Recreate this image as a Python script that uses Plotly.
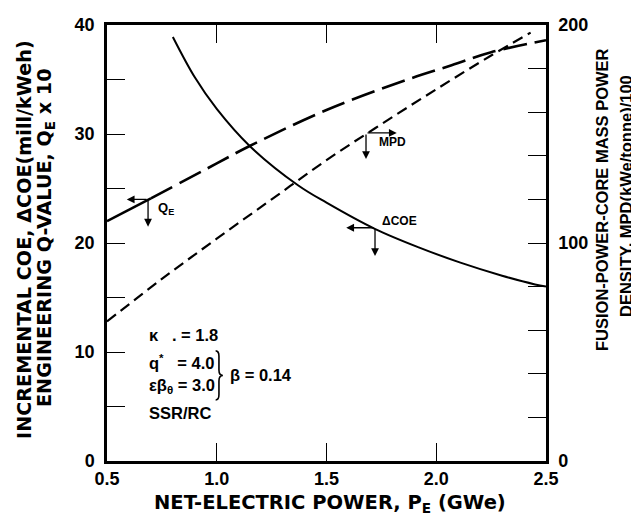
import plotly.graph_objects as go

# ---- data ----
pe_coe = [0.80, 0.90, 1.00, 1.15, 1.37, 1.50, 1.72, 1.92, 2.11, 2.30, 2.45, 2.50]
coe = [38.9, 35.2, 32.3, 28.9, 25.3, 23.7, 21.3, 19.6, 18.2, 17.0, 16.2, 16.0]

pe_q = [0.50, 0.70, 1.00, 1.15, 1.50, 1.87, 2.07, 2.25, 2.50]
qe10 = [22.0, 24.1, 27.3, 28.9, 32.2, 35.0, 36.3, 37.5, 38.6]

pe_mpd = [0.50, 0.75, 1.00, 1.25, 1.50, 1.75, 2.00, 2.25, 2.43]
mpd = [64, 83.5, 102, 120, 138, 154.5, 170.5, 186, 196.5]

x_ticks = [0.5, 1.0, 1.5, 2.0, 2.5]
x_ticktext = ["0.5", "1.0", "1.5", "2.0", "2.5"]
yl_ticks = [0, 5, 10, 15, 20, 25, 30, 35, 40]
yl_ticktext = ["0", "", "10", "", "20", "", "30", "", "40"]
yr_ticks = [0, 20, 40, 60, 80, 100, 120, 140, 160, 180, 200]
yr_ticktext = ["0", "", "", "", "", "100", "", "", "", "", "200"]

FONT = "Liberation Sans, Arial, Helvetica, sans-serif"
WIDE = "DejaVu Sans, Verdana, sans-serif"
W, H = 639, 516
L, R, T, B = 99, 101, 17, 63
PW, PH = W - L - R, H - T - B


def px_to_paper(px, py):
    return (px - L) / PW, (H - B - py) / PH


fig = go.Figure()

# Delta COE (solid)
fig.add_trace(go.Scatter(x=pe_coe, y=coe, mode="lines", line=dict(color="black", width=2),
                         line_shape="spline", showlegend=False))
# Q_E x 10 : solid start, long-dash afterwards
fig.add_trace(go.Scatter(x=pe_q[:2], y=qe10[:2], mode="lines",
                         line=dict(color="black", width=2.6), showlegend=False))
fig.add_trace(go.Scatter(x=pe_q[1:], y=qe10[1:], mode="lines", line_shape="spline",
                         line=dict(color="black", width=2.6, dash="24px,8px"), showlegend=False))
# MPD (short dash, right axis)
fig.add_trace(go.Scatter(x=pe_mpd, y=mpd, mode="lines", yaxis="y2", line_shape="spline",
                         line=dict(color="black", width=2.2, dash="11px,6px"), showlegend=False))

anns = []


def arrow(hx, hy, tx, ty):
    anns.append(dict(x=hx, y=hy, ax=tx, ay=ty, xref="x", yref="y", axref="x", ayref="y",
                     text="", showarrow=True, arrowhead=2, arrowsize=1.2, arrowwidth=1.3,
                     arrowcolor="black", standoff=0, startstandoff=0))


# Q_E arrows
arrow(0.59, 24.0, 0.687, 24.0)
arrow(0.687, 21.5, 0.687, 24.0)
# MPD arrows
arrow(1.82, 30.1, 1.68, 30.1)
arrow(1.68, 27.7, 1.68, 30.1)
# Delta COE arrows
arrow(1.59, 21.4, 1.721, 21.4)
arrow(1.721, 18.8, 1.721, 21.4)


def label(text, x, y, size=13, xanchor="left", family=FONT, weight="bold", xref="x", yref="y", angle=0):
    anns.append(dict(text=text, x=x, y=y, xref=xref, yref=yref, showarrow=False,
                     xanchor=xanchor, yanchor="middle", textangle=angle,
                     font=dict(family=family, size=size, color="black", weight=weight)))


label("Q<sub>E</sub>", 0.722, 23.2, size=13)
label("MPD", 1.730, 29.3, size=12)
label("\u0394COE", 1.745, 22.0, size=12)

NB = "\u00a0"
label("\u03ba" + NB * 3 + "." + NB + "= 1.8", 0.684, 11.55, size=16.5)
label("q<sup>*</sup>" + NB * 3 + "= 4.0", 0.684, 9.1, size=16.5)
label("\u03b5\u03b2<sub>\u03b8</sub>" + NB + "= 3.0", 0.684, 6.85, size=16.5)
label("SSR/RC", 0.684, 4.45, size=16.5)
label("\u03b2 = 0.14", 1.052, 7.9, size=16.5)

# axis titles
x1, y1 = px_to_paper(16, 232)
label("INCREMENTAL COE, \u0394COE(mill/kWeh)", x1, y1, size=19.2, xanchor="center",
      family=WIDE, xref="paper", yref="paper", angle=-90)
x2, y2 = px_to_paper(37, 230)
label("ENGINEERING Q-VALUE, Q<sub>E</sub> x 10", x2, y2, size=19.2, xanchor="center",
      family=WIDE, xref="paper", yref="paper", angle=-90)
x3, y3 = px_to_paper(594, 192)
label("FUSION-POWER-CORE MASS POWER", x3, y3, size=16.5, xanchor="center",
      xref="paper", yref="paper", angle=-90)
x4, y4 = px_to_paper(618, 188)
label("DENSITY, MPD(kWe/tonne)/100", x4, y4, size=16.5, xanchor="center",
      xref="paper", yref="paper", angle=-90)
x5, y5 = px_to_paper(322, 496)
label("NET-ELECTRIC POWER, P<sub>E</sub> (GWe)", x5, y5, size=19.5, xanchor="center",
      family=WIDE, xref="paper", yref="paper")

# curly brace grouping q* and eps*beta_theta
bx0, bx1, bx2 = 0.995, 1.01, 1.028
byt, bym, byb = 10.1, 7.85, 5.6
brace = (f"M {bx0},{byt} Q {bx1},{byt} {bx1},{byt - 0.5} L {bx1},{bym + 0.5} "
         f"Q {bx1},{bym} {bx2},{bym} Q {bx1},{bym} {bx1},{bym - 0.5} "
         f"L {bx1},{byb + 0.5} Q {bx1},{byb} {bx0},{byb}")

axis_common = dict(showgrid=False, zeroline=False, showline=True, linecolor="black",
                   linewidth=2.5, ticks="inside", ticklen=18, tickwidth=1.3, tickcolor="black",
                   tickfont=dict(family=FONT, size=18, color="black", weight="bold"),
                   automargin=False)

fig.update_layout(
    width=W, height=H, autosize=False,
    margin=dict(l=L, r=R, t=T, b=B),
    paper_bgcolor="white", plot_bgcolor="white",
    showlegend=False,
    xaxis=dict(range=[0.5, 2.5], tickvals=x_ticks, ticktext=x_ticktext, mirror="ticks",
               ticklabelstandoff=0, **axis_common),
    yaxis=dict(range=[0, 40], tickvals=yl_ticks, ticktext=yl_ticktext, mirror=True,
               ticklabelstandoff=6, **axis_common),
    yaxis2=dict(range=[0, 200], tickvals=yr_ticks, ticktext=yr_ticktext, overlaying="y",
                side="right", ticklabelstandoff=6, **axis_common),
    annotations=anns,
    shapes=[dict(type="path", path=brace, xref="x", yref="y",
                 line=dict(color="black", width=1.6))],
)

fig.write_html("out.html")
= = = = =
▸ WRITTEN REQUEST
Leave the pictures out and reproduce exactly the lines from the top of the listing above through the line with "mpd = [64, 83.5, 102, 120, 138, 154.5, 170.5, 186, 196.5]".

▸ TASK RESULT
Recreate this image as a Python script that uses Plotly.
import plotly.graph_objects as go

# ---- data ----
pe_coe = [0.80, 0.90, 1.00, 1.15, 1.37, 1.50, 1.72, 1.92, 2.11, 2.30, 2.45, 2.50]
coe = [38.9, 35.2, 32.3, 28.9, 25.3, 23.7, 21.3, 19.6, 18.2, 17.0, 16.2, 16.0]

pe_q = [0.50, 0.70, 1.00, 1.15, 1.50, 1.87, 2.07, 2.25, 2.50]
qe10 = [22.0, 24.1, 27.3, 28.9, 32.2, 35.0, 36.3, 37.5, 38.6]

pe_mpd = [0.50, 0.75, 1.00, 1.25, 1.50, 1.75, 2.00, 2.25, 2.43]
mpd = [64, 83.5, 102, 120, 138, 154.5, 170.5, 186, 196.5]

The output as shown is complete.